Se ha muerto uno de los Fernando Sánchez Dragó que hemos conocido. Es imposible que se hayan muerto todos, pues fue ubicuo y generoso, no tan solo ese que, al final de la escapada, parecía suplantarlos a todos los que fue.
Fue un revolucionario comunista, si se quiere, y fue un reaccionario español, que es una manera de ser muy reaccionaria, pues este país, con él también, nunca tuvo medias tintas. Su última hazaña fue una especie de burla del sistema parlamentario, lo cual tiene que ver con la esencia misma de lo que quiso hacer con su sabiduría: regalarla para hacer gracia, o para ponerle límites a la desgracia.
Fue, en la época en que Dionisio Ridruejo ya se hablaba con Jorge Semprún, el que abandonaba toda esperanza de ser, además, el heredero de su padre, y entonces se encargó otros parentescos para participar de guerras a las que no parecía pertenecer.
De todas esas cosas, unas atrabiliarias y otras geniales, hizo autobiografía; era el más autobiográfico de los españoles, porque no quería perderse ninguna esquina de la historia que había vivido, aunque tuviera que inventarla con la gracia (y el atrevimiento) con que se inventó que España era gárgoris y también avidis.
Decidió, pues, ser de todas las guerras, burlándose, además, de aquella por la que, entre otros él, estuvo algún tiempo en una cárcel de la que salió primero de izquierdas para entrar, por el lado más delicado de la realidad, como un saboteador de ese guarismo raro que era el antifranquismo, del que no renegó pero por el que tampoco dio un duro cuando amigos sobrevenidos de la ultraderecha española le propusieron que fuera también, esa es la tercera guerra, de los suyos. Se hizo de Vox. Lo era. ¿Lo era? ¿De Veras Dragó era todas las cosas que fue?
Se hizo, pues, un reaccionario, algo que en otros países no está tan mal visto como aquí, porque ahí se alternan unas ideas con otras con más facilidad. Pero aquí no le perdonaron ni que fuera, y lo fue en grado sumo, un lector extraordinario, un entrevistador bendecido por la curiosidad y un individuo (no pongan esa cara) generoso, siempre pendiente del penúltimo amigo que aun tuviera en la cartera.
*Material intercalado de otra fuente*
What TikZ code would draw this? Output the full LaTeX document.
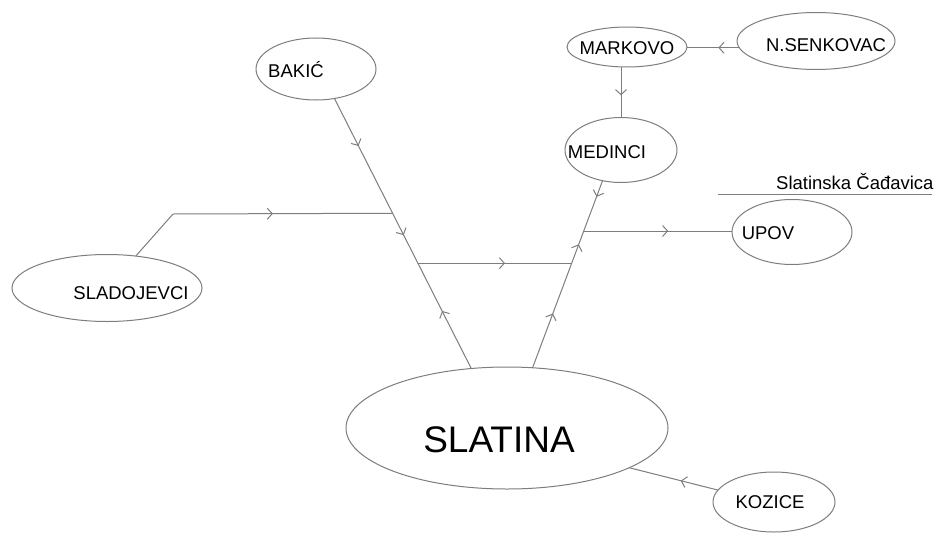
\documentclass[tikz,border=0pt]{standalone}
\usepackage{fontspec}
\setmainfont{Liberation Sans}
\usetikzlibrary{shapes.geometric,arrows.meta,decorations.markings}
\definecolor{lineGray}{RGB}{125,125,125}
\tikzset{
  place/.style={ellipse, draw=lineGray, line width=1pt, inner sep=0pt, outer sep=0pt},
  lbl/.style={font=\fontsize{18.5}{20}\selectfont, text=black, inner sep=0pt},
  biglbl/.style={font=\fontsize{37}{40}\selectfont, text=black, inner sep=0pt},
  conn/.style={draw=lineGray, line width=1pt},
  barb/.style={Straight Barb[length=5pt,width=11pt]},
  fwd/.style={postaction={decorate, decoration={markings, mark=at position #1 with {\arrow[lineGray, line width=1pt]{Straight Barb[length=5pt,width=11pt]}}}}},
  bwd/.style={postaction={decorate, decoration={markings, mark=at position #1 with {\arrowreversed[lineGray, line width=1pt]{Straight Barb[length=5pt,width=11pt]}}}}}
}
\begin{document}
\begin{tikzpicture}[x=1pt,y=-1pt]
\useasboundingbox (0,0) rectangle (941,535);
% places
\node[place, minimum width=120pt, minimum height=62pt] (bakic) at (316,69) {};
\node[lbl] (bakict) at (296,70) {BAKIĆ};
\node[place, minimum width=120pt, minimum height=40pt] (markovo) at (627,47) {};
\node[lbl] (markovot) at (627,48) {MARKOVO};
\node[place, minimum width=158pt, minimum height=57pt] (nsen) at (816,41) {};
\node[lbl] (nsent) at (826,45) {N.SENKOVAC};
\node[place, minimum width=112pt, minimum height=65pt] (medinci) at (621,150) {};
\node[lbl] (medincit) at (607,152) {MEDINCI};
\node[place, minimum width=120pt, minimum height=65pt] (upov) at (792,232) {};
\node[lbl] (upovt) at (768,233) {UPOV};
\node[place, minimum width=190pt, minimum height=67pt] (slad) at (107,288) {};
\node[lbl] (sladt) at (131,293) {SLADOJEVCI};
\node[place, minimum width=322pt, minimum height=122pt] (slatina) at (507,428) {};
\node[biglbl] (slatinat) at (499,440) {SLATINA};
\node[place, minimum width=122pt, minimum height=60pt] (kozice) at (774,502) {};
\node[lbl] (kozicet) at (770,502) {KOZICE};
\node[lbl, anchor=base west] (cad) at (776,189) {Slatinska Čađavica};
\coordinate (cadL) at (718,194);
\coordinate (cadR) at (932,194);
\draw[conn] (cadL) -- (cadR);
% trunks
\draw[conn, fwd=0.176, fwd=0.506, bwd=0.787] (bakic.-58) -- coordinate[pos=0.425] (jsl) coordinate[pos=0.61] (jml) (slatina.121);
\draw[conn, fwd=0.29, fwd=0.66, bwd=0.914] (slatina.67) -- coordinate[pos=0.561] (jmr) coordinate[pos=0.731] (jup) (medinci.-121);
% branches
\coordinate (sbend) at (173,214);
\draw[conn] (slad.48) -- (sbend);
\draw[conn, fwd=0.455] (sbend) -- (jsl);
\draw[conn, fwd=0.566] (jml) -- (jml -| jmr);
\draw[conn, fwd=0.57] (jup) -- (jup -| upov.west);
\draw[conn, fwd=0.4] (nsen.185) -- (markovo.east |- nsen.185);
\draw[conn, fwd=0.56] (medinci.north |- markovo.south) -- (medinci.north);
\draw[conn, fwd=0.42] (kozice.168) -- (slatina.-18);
\end{tikzpicture}
\end{document}
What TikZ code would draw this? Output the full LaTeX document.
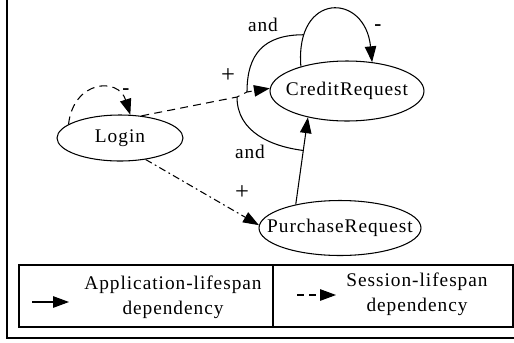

Nunca dijo no a un favor, y estaba desde temprano dispuesto a escuchar ofertas de abrazo o de risa, pues también, tomen nota, era un hombre carismático y versátil. Mucho más que el mito (o timo) del que se ha hablado tantas veces. No era Dragó solo el Dragó que van a ver ahora en los pasquines o en las reseñas. El que crea que tan solo era ese es que quiere olvidar lo que fue uno de los agitadores más interesantes, más conspicuos, de un país al que él le quitó (tampoco pongan esa cara) el lado oscuro casi negro de una posguerra que no cesa y a la que él, en los últimos tiempos, no le dio ni la hora.
Y eso no era propio de él, pero es propio de quienes le enseñaron el camino a la burla de lo que significó el pasado común del que venía.